**Set problem**
Leave out the pictures and set down exactly the lines from the start of the listing through the one with "return max(0.0, 1 - min(u, 1)) ** 1.05", both included.
((
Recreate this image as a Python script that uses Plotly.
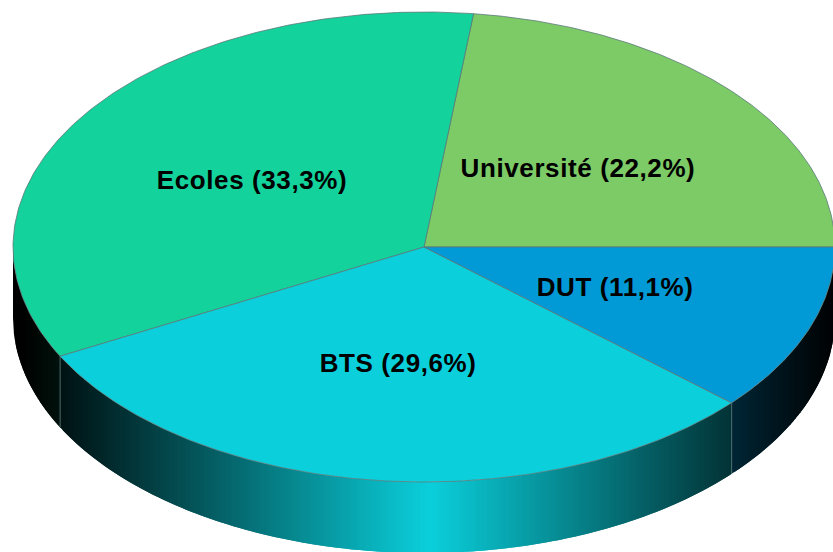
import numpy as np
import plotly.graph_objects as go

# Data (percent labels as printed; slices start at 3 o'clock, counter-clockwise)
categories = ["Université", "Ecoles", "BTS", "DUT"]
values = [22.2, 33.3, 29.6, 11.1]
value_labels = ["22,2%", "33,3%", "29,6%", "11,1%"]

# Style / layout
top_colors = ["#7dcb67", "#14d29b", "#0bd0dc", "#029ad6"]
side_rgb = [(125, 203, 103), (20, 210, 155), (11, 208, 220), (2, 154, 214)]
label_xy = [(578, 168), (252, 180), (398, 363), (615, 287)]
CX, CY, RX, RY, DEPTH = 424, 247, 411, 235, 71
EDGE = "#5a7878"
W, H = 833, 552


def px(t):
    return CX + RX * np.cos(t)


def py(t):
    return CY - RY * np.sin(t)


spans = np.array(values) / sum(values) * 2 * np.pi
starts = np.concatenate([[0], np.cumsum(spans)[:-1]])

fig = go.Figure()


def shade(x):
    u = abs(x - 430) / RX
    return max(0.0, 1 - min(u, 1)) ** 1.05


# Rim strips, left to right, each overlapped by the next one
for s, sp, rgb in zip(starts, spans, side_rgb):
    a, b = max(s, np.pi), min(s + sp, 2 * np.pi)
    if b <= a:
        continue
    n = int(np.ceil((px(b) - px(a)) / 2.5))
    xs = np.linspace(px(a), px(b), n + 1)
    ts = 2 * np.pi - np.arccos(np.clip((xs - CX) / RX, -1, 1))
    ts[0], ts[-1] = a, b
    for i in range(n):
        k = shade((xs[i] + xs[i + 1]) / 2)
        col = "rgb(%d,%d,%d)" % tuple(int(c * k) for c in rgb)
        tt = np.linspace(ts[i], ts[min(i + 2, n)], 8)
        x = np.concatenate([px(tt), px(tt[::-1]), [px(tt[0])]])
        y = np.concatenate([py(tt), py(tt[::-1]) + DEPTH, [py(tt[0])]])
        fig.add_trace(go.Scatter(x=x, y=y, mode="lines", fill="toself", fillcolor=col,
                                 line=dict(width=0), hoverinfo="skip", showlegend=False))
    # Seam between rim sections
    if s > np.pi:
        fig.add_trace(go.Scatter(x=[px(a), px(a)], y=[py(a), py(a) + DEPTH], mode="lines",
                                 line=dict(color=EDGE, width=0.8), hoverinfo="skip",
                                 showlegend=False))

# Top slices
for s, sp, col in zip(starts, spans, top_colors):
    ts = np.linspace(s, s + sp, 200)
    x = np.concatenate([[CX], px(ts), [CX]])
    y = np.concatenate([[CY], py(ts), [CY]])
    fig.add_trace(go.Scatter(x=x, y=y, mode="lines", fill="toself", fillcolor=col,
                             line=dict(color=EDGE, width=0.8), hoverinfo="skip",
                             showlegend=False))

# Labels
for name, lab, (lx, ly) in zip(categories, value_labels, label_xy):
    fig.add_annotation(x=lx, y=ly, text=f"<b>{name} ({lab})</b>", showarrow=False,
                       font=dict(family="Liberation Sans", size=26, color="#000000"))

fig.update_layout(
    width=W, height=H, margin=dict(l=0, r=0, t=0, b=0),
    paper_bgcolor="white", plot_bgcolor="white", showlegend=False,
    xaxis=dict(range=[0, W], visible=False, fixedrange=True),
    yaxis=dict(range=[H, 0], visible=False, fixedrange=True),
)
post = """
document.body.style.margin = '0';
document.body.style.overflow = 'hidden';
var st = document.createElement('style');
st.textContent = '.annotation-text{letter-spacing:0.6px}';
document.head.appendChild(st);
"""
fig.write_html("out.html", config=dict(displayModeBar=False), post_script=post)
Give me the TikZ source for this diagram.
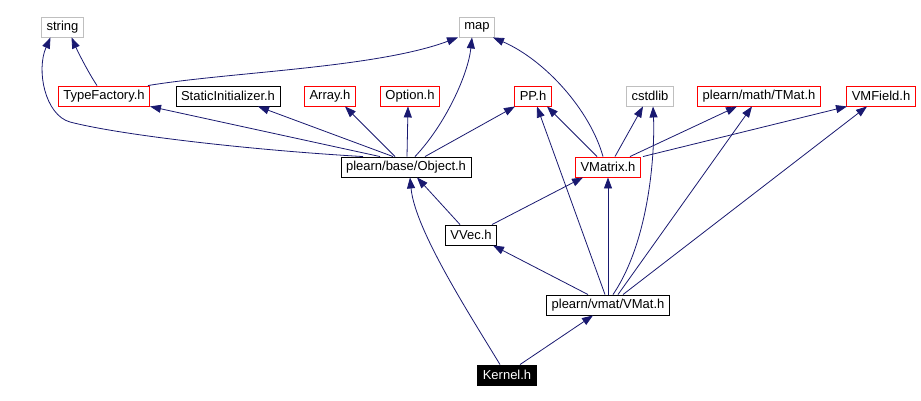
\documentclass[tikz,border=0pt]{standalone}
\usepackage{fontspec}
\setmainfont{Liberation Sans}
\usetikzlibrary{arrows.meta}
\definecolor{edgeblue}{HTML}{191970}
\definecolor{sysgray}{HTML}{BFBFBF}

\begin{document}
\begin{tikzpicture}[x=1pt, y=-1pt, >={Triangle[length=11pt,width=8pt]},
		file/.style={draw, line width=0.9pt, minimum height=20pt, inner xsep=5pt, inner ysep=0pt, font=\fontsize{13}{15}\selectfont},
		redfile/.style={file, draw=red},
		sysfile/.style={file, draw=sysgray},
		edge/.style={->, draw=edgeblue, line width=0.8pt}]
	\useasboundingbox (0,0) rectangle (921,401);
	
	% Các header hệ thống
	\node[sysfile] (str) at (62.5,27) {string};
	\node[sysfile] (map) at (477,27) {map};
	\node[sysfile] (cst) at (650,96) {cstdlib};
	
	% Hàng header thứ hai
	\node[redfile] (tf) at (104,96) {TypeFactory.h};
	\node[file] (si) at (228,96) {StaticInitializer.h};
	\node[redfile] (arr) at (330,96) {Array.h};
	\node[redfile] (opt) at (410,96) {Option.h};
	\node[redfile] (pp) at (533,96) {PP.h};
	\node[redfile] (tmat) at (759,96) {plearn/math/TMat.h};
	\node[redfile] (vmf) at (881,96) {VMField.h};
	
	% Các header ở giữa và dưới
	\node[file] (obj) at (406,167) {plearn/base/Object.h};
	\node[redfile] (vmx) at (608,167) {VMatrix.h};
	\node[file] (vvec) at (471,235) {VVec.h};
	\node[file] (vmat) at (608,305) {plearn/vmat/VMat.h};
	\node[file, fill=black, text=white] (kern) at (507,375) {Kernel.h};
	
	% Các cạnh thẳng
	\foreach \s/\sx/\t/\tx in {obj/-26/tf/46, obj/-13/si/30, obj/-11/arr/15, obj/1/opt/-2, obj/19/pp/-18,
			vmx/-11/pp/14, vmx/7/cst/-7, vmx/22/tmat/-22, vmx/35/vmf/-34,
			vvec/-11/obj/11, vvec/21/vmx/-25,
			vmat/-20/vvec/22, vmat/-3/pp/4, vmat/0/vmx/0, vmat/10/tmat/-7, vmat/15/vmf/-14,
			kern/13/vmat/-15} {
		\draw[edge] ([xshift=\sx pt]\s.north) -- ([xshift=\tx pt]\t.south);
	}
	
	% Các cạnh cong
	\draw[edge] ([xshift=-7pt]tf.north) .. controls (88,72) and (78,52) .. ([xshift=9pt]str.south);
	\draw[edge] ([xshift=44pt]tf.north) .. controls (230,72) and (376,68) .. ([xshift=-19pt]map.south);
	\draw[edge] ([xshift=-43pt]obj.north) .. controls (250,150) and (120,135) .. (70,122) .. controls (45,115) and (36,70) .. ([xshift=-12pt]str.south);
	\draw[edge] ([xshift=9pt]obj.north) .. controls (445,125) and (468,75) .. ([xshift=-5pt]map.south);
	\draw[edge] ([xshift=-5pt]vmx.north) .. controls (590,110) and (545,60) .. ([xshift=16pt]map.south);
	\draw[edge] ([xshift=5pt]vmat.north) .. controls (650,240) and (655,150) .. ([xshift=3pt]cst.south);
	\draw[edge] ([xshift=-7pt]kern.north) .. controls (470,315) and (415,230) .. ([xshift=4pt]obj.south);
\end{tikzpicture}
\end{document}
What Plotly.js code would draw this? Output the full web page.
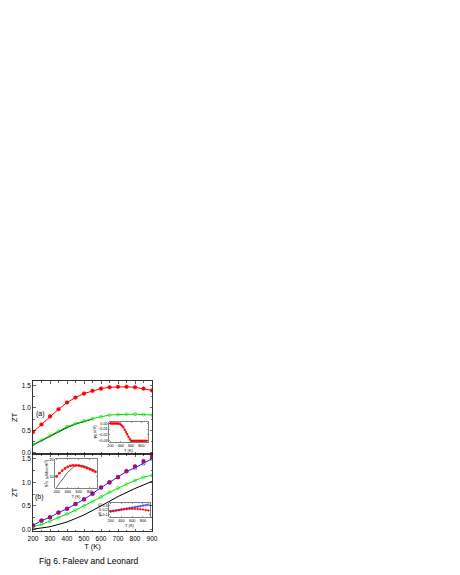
))
**Response to this exercise**
Recreate this image as a Python script that uses Plotly.
import numpy as np
import plotly.graph_objects as go

# Data (percent labels as printed; slices start at 3 o'clock, counter-clockwise)
categories = ["Université", "Ecoles", "BTS", "DUT"]
values = [22.2, 33.3, 29.6, 11.1]
value_labels = ["22,2%", "33,3%", "29,6%", "11,1%"]

# Style / layout
top_colors = ["#7dcb67", "#14d29b", "#0bd0dc", "#029ad6"]
side_rgb = [(125, 203, 103), (20, 210, 155), (11, 208, 220), (2, 154, 214)]
label_xy = [(578, 168), (252, 180), (398, 363), (615, 287)]
CX, CY, RX, RY, DEPTH = 424, 247, 411, 235, 71
EDGE = "#5a7878"
W, H = 833, 552


def px(t):
    return CX + RX * np.cos(t)


def py(t):
    return CY - RY * np.sin(t)


spans = np.array(values) / sum(values) * 2 * np.pi
starts = np.concatenate([[0], np.cumsum(spans)[:-1]])

fig = go.Figure()


def shade(x):
    u = abs(x - 430) / RX
    return max(0.0, 1 - min(u, 1)) ** 1.05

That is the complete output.